If I send you a Barney doll that a relative got us, will you give it the same treatment?

At Tuesday, March 11, 2008 5:43:00 PM, Anonymous Anonymous said...


Nice placement on that head shot!

Later, when it's time, make sure that all 'first dates' are range trips - even if you're not along.

At Tuesday, March 11, 2008 7:22:00 PM, Blogger Ride Fast said...

Outstanding. Carry on.

At Wednesday, March 12, 2008 4:18:00 AM, Blogger Unknown said...

That's awesome.

I hope I'll be able to post something similar when Lyra's old enough for the Four Rules and a junior-stocked .22 bolt-action.

At Wednesday, March 12, 2008 8:10:00 AM, Blogger JPG said...

It's nice when a parent sees his/her teaching bearing fruit. When Matt's younger brother was yet quite young we three were watching a movie one evening. After some notably poor onscreen firearms manipulation, David muttered, "There's a violation of Rule Four." He wasn't even showing off, merely commenting on someone else's lack of knowledge.

Makes an auld da' proud.

At Wednesday, March 12, 2008 1:16:00 PM, Anonymous Anonymous said...

Wow, I thought it was a joke when I heard that everyone in Texas owns a gun! Guess I was wrong.

At Wednesday, March 12, 2008 9:00:00 PM, Blogger mdmnm said...

"Are you shooting for the head?" I asked.
"Yeah, I wanted to see it fly off," she grinned.
"We're getting wet," I said. "Shoot it in the middle."
Sigh. "Okay," she said....

My very, very favorite part! A young lady with a future in marksmanship!

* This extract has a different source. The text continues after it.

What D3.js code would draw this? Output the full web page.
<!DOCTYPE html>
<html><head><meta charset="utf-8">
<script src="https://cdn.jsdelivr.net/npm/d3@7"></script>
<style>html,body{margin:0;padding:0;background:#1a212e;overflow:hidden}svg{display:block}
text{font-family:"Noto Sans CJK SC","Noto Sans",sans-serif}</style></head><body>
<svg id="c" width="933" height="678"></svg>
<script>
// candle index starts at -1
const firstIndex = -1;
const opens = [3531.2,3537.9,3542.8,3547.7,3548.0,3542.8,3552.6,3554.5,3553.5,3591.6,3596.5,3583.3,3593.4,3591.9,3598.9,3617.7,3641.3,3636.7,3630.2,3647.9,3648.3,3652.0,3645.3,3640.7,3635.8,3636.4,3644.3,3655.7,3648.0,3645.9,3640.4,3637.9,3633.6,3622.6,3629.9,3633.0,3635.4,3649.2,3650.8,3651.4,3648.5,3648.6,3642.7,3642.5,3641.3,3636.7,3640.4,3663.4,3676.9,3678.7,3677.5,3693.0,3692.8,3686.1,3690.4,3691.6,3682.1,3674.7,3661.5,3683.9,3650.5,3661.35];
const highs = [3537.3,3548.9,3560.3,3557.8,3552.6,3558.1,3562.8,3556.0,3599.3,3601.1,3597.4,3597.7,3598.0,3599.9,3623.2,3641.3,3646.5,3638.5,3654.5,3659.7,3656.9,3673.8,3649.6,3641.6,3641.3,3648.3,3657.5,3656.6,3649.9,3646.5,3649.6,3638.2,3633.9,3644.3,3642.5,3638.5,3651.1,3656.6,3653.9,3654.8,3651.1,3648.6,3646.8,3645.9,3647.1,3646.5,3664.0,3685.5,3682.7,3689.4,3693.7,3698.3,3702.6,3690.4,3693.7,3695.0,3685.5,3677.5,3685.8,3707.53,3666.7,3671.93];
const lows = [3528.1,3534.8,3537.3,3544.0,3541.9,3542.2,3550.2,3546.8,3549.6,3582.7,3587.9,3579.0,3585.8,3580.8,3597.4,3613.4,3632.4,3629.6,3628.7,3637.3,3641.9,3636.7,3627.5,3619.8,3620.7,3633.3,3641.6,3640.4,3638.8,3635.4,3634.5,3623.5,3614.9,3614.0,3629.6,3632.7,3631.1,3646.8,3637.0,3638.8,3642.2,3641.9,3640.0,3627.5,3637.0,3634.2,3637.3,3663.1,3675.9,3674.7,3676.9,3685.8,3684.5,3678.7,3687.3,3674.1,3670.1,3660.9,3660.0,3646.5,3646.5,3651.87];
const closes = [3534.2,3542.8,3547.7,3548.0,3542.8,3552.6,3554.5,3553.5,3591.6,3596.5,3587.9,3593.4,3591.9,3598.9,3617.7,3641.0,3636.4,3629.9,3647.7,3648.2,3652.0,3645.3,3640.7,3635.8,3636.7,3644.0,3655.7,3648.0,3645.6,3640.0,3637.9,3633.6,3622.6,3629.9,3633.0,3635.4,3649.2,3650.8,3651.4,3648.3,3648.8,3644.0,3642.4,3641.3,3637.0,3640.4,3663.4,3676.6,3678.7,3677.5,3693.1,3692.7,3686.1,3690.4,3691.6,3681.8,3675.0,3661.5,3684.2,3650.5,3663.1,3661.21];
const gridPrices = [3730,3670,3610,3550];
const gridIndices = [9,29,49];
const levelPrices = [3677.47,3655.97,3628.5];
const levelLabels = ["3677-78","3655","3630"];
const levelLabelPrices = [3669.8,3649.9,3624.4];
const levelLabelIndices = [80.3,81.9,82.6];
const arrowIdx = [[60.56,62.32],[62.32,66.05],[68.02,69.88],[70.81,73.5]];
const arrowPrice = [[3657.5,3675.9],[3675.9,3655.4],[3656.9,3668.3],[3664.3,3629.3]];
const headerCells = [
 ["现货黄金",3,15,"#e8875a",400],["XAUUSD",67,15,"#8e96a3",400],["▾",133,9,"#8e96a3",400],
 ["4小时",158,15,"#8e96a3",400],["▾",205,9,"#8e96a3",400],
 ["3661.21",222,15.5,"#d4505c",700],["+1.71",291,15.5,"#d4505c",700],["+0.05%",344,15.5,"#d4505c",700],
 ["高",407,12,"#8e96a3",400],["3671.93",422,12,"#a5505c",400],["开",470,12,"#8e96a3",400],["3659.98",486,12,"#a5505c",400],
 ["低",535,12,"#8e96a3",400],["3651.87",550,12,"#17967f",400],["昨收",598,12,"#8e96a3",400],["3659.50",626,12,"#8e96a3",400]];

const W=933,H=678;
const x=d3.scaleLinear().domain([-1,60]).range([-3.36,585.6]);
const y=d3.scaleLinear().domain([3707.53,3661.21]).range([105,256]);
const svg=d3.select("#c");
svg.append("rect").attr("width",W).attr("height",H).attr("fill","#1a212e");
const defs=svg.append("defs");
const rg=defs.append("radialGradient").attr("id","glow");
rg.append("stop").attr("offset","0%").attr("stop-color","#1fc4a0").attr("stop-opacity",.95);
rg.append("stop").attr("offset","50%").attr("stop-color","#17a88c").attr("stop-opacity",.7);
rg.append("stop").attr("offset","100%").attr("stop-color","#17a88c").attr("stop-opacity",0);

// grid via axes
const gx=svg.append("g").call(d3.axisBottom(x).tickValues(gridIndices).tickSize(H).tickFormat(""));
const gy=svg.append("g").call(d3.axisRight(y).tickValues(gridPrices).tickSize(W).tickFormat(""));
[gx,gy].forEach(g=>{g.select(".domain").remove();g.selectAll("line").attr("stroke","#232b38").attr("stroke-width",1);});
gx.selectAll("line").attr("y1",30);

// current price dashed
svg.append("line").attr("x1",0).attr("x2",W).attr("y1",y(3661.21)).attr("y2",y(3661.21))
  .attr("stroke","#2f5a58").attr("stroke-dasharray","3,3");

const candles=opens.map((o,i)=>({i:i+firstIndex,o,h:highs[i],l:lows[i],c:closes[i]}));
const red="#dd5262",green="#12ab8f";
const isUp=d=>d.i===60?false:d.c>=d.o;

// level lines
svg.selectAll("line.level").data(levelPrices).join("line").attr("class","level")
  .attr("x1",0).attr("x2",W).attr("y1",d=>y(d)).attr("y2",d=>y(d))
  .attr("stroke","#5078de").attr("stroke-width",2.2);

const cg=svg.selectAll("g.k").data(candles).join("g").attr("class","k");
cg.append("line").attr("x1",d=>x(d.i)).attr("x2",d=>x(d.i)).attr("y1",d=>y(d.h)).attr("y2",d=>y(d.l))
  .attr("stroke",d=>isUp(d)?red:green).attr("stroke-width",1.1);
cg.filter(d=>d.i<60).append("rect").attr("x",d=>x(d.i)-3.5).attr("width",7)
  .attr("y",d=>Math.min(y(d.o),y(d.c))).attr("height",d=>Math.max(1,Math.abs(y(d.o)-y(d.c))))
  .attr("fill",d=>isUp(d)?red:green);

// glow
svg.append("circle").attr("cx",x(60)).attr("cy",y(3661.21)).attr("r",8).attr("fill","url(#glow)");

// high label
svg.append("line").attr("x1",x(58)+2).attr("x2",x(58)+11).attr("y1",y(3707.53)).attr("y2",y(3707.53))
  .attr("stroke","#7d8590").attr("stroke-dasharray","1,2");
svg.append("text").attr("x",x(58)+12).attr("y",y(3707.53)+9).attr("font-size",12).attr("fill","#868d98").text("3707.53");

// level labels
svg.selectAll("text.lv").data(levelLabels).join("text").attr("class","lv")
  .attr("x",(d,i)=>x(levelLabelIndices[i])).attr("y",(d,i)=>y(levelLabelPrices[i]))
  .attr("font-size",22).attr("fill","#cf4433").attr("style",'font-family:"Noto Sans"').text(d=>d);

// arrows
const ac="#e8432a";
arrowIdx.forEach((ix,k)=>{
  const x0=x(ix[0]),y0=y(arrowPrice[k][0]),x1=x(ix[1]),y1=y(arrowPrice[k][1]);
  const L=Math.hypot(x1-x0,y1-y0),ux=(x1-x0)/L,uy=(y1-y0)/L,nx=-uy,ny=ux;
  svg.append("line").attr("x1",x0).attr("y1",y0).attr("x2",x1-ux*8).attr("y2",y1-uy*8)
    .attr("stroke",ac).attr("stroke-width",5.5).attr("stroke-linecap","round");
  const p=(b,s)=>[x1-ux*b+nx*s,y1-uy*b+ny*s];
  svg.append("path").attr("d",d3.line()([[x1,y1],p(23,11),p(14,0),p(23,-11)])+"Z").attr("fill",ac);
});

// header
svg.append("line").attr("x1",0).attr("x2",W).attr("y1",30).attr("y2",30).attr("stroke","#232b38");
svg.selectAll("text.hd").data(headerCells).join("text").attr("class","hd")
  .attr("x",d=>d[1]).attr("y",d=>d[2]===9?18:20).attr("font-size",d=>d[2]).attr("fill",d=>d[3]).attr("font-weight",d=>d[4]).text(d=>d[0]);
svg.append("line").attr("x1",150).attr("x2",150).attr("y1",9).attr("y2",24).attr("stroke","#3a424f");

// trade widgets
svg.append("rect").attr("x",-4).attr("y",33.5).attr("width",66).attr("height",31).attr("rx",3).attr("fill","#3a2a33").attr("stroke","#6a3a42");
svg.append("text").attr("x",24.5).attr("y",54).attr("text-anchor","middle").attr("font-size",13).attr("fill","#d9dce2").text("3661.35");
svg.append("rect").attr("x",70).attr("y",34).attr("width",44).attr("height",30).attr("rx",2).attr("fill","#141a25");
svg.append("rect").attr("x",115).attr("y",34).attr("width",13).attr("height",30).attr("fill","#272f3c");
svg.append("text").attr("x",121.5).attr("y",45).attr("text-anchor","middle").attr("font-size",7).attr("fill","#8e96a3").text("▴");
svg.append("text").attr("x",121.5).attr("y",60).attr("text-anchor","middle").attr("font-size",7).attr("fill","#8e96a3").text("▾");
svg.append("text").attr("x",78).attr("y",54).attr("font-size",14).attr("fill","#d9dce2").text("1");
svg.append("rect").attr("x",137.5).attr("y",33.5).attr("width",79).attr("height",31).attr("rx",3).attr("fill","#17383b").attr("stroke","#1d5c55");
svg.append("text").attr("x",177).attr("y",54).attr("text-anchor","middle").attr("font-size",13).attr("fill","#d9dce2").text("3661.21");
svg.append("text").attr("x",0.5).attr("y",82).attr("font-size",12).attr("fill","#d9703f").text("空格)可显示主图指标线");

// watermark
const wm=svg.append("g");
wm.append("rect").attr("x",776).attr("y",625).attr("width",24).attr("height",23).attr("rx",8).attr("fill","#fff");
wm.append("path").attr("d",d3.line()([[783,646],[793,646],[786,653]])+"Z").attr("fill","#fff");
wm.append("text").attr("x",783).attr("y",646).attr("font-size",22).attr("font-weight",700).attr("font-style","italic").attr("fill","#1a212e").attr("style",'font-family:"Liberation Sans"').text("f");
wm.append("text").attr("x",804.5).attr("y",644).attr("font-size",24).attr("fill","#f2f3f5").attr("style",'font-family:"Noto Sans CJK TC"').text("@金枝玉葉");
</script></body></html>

At Thursday, March 13, 2008 10:47:00 PM, Blogger EE said...


Seriously awesome.

The head shot comment was great.

My future children are going to start shooting as soon as they're old enough...or rather, mature if I could just get my husband to the range. Haha.

At Tuesday, March 18, 2008 12:54:00 AM, Anonymous Anonymous said...

I love it! We just bought our daughter a pink (yes, pink, I couldn't help myself) .22 youth rifle to put back for her because it was on sale. (she's only 14 months, but hey? why not? It's in the gun safe for the big day) my question old was she when you first decided to teach her? I was taught young but neither my father or I can remember what age. Thanks!